A third candidate, Norsinah Abu of Bersama, is also contesting the seat, though her campaign presence has received less media attention. The broader Johor election context adds urgency to the Larkin contest: across 56 state seats, 172 candidates are competing for voter support, and more than 2.7 million registered voters are eligible to cast ballots on July 11. Larkin's outcome may reflect broader state-level sentiment regarding developmental priorities and community protection, or it may hinge on granular local concerns that transcend state-level trends.
For Malaysian observers and policymakers elsewhere in the region, the Larkin contest offers instructive parallels. As Southeast Asian cities expand and urbanisation intensifies, historic communities embedded in or near city centres face similar pressures. The question of how to reconcile development with community preservation, how to balance infrastructure modernisation with affordability and accessibility, and how to ensure that long-established residents benefit from rather than are displaced by urban growth remains acute across the region. Larkin's resolution—whichever party prevails—may provide a test case for policies that other Malaysian and Southeast Asian municipalities might study or emulate.

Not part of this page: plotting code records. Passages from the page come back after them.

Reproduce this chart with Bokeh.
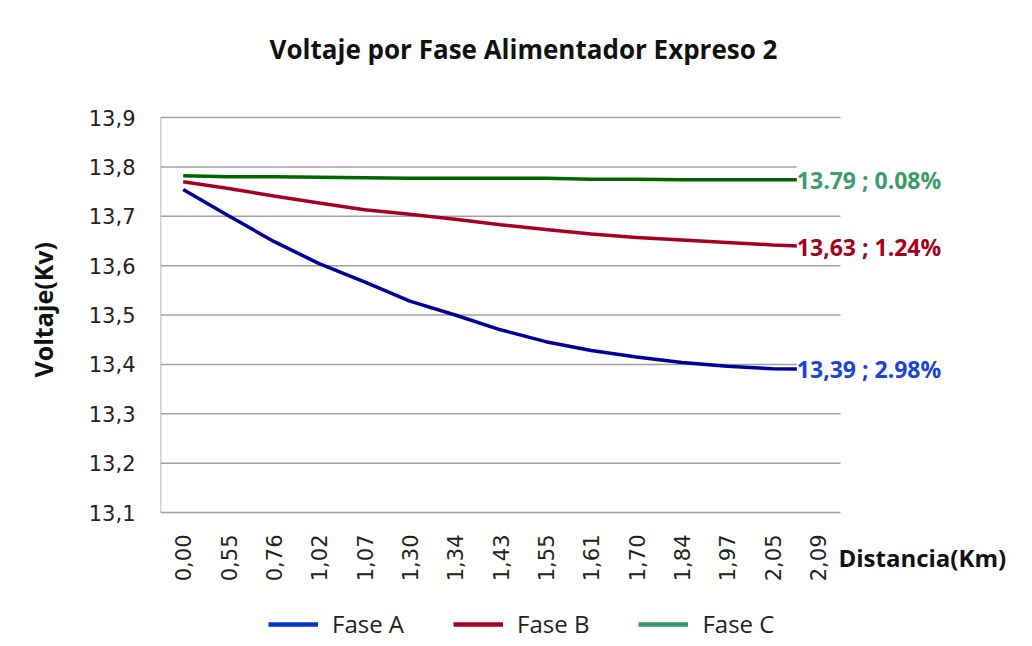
import math
from bokeh.plotting import figure
from bokeh.models import (Range1d, FixedTicker, Label, Legend, LegendItem,
                          ColumnDataSource, Title)
from bokeh.core.properties import value
from bokeh.embed import file_html
from bokeh.resources import INLINE

# ---- data ----
dist_labels = ["0,00", "0,55", "0,76", "1,02", "1,07", "1,30", "1,34", "1,43",
               "1,55", "1,61", "1,70", "1,84", "1,97", "2,05", "2,09"]
fase_a = [13.754, 13.701, 13.649, 13.604, 13.567, 13.528, 13.500, 13.470,
          13.446, 13.428, 13.415, 13.404, 13.396, 13.391, 13.390]
fase_b = [13.770, 13.756, 13.741, 13.727, 13.713, 13.704, 13.694, 13.683,
          13.673, 13.664, 13.657, 13.652, 13.647, 13.642, 13.638]
fase_c = [13.782, 13.780, 13.780, 13.779, 13.778, 13.777, 13.777, 13.777,
          13.777, 13.775, 13.775, 13.774, 13.774, 13.774, 13.774]
series_names = ["Fase A", "Fase B", "Fase C"]
end_labels = ["13,39 ; 2.98%", "13,63 ; 1.24%", "13.79 ; 0.08%"]
y_ticks = [13.1, 13.2, 13.3, 13.4, 13.5, 13.6, 13.7, 13.8, 13.9]
y_tick_labels = ["13,1", "13,2", "13,3", "13,4", "13,5", "13,6", "13,7", "13,8", "13,9"]
title_text = "Voltaje por Fase Alimentador Expreso 2"
x_title = "Distancia(Km)"
y_title = "Voltaje(Kv)"

line_colors = ["#000099", "#A50021", "#006600"]
legend_colors = ["#0033CC", "#A50021", "#339966"]
label_colors = ["#1A44D4", "#A50021", "#3A9B6C"]
grid_color = "#A0A0A0"

# ---- layout constants (pixels) ----
PLOT_W = 680          # width of the category area
PLOT_H = 395          # height of the value area
EXTRA_R = 170         # room right of the category area for end labels
EXTRA_T = 96          # room above the value area for the title
EXTRA_B = 134         # room below the value area for tick labels and legend

n = len(dist_labels)
idx = list(range(n))
cat_px = PLOT_W / n
unit_px = PLOT_H / (y_ticks[-1] - y_ticks[0])
FRAME_H = PLOT_H + EXTRA_T + EXTRA_B

p = figure(frame_width=PLOT_W + EXTRA_R, frame_height=FRAME_H,
           output_backend="svg", toolbar_location=None, x_axis_location=None,
           x_range=Range1d(-0.5, n - 0.5 + EXTRA_R / cat_px),
           y_range=Range1d(y_ticks[0] - EXTRA_B / unit_px, y_ticks[-1] + EXTRA_T / unit_px),
           min_border_left=160, min_border_right=22,
           min_border_top=21, min_border_bottom=0)

p.outline_line_color = None
p.background_fill_color = "white"
p.border_fill_color = "white"

# y axis (real axis, ticks only at the tick values)
p.yaxis.ticker = FixedTicker(ticks=y_ticks)
p.yaxis.major_label_overrides = {v: s for v, s in zip(y_ticks, y_tick_labels)}
p.yaxis.major_label_text_font = "DejaVu Sans"
p.yaxis.major_label_text_font_size = "21px"
p.yaxis.major_label_text_color = "#222222"
p.yaxis.major_tick_line_color = None
p.yaxis.minor_tick_line_color = None
p.yaxis.axis_line_color = None
p.yaxis.major_label_standoff = 19

# y axis name, centred on the value area (not on the whole frame)
p.add_layout(Title(text=y_title, align="left", offset=EXTRA_B + 135,
                   vertical_align="top", standoff=48,
                   text_font="Open Sans", text_font_size="25px",
                   text_font_style="bold", text_color="#111111"), "left")

p.xgrid.grid_line_color = None
p.ygrid.grid_line_color = None

# gridlines of the value area and its left edge
p.segment(x0=-0.5, x1=n - 0.5, y0=y_ticks, y1=y_ticks,
          line_color=grid_color, line_width=1.5)
p.segment(x0=[-0.5], x1=[-0.5], y0=[y_ticks[0]], y1=[y_ticks[-1]],
          line_color=grid_color, line_width=1.5)

# rotated category labels
p.text(x=idx, y=[y_ticks[0]] * n, text=dist_labels, angle=math.pi / 2,
       y_offset=22, text_align="right", text_baseline="middle",
       text_font=value("DejaVu Sans"), text_font_size="21px", text_color="#222222")

# lines
all_series = [fase_a, fase_b, fase_c]
for vals, col in zip(all_series, line_colors):
    src = ColumnDataSource(dict(x=idx, y=vals))
    p.line("x", "y", source=src, line_color=col, line_width=3.5)

# end labels (white background hides the final stub of each line)
for vals, txt, col in zip(all_series, end_labels, label_colors):
    p.add_layout(Label(x=idx[-1], y=vals[-1], text=txt, x_offset=-21,
                       text_align="left", text_baseline="middle",
                       text_font="Open Sans", text_font_size="23px",
                       text_font_style="bold", text_color=col,
                       background_fill_color="white", background_fill_alpha=1.0))

# chart title and x axis name (screen units from the frame's bottom-left)
p.add_layout(Label(x=363, y=FRAME_H - 27, x_units="screen", y_units="screen",
                   text=title_text, text_align="center", text_baseline="middle",
                   text_font="Open Sans", text_font_size="26px", text_font_style="bold",
                   text_color="#111111"))
p.add_layout(Label(x=PLOT_W - 2, y=EXTRA_B - 45, x_units="screen", y_units="screen",
                   text=x_title, text_align="left", text_baseline="middle",
                   text_font="Open Sans", text_font_size="24px", text_font_style="bold",
                   text_color="#111111"))

# legend with its own swatch colours (swatch-only renderers, nothing drawn in the plot)
items = []
for name, col in zip(series_names, legend_colors):
    r = p.line([float("nan")], [float("nan")], line_color=col, line_width=4.5)
    items.append(LegendItem(label=name, renderers=[r]))
legend = Legend(items=items, orientation="horizontal", location=(108, 6),
                label_text_font="Open Sans", label_text_font_size="24px",
                label_text_color="#222222", glyph_width=50, glyph_height=20,
                spacing=49, label_standoff=14, border_line_color=None,
                background_fill_alpha=0, margin=0, padding=4)
p.add_layout(legend, "center")

open("out.html", "w").write(file_html(p, INLINE))
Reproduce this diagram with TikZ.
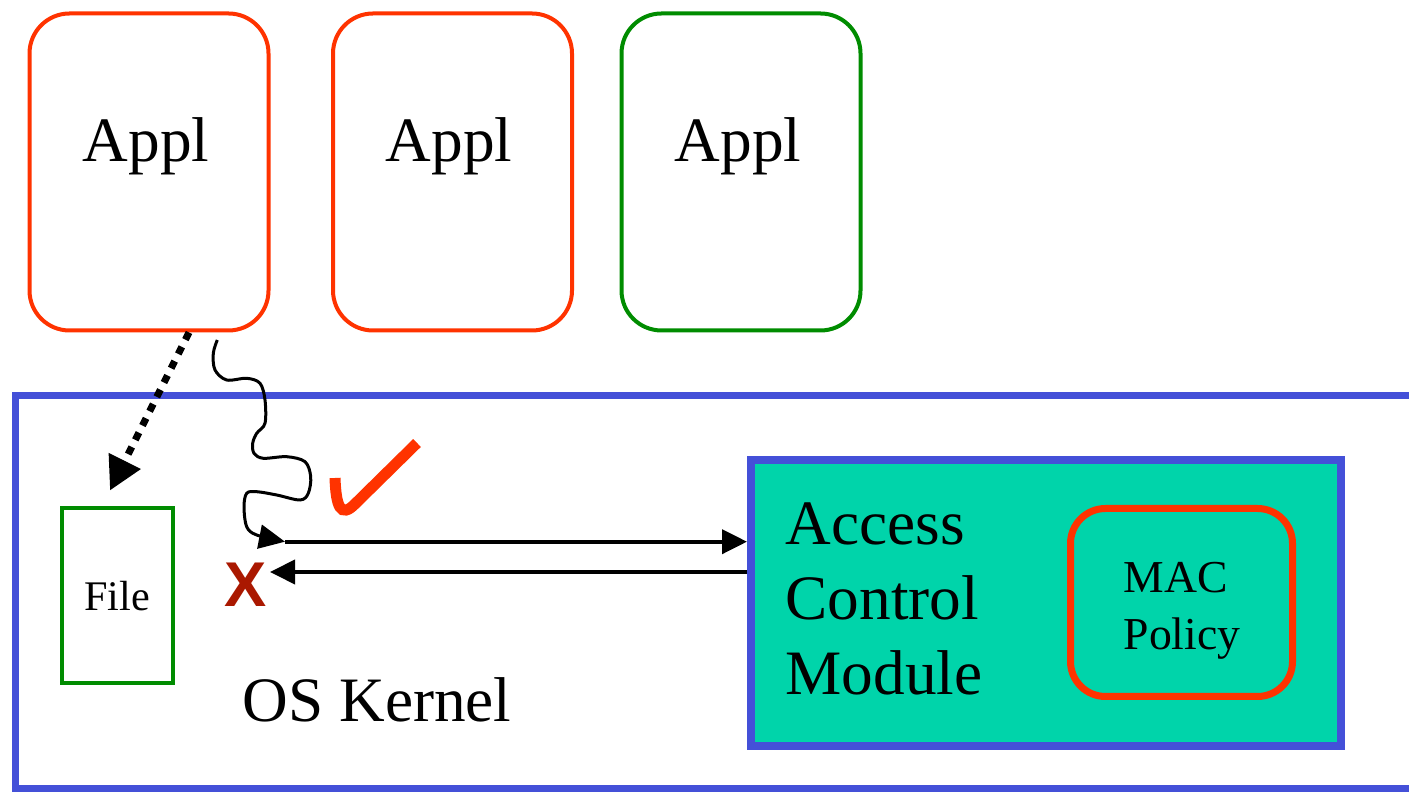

The election on July 11 will determine whether voters in Larkin prioritise continuity under Mohd Hairi's stewardship or seek the alternative approach represented by Suhaizan. The outcome will also signal whether Johor's voters believe the current framework for addressing land insecurity and infrastructure deficits adequately serves long-established communities, or whether they demand more assertive intervention. Either way, the Larkin contest has articulated clearly the infrastructure and land security concerns that matter most to residents of this historic neighbourhood—concerns that demand serious attention from whoever assumes responsibility for the constituency.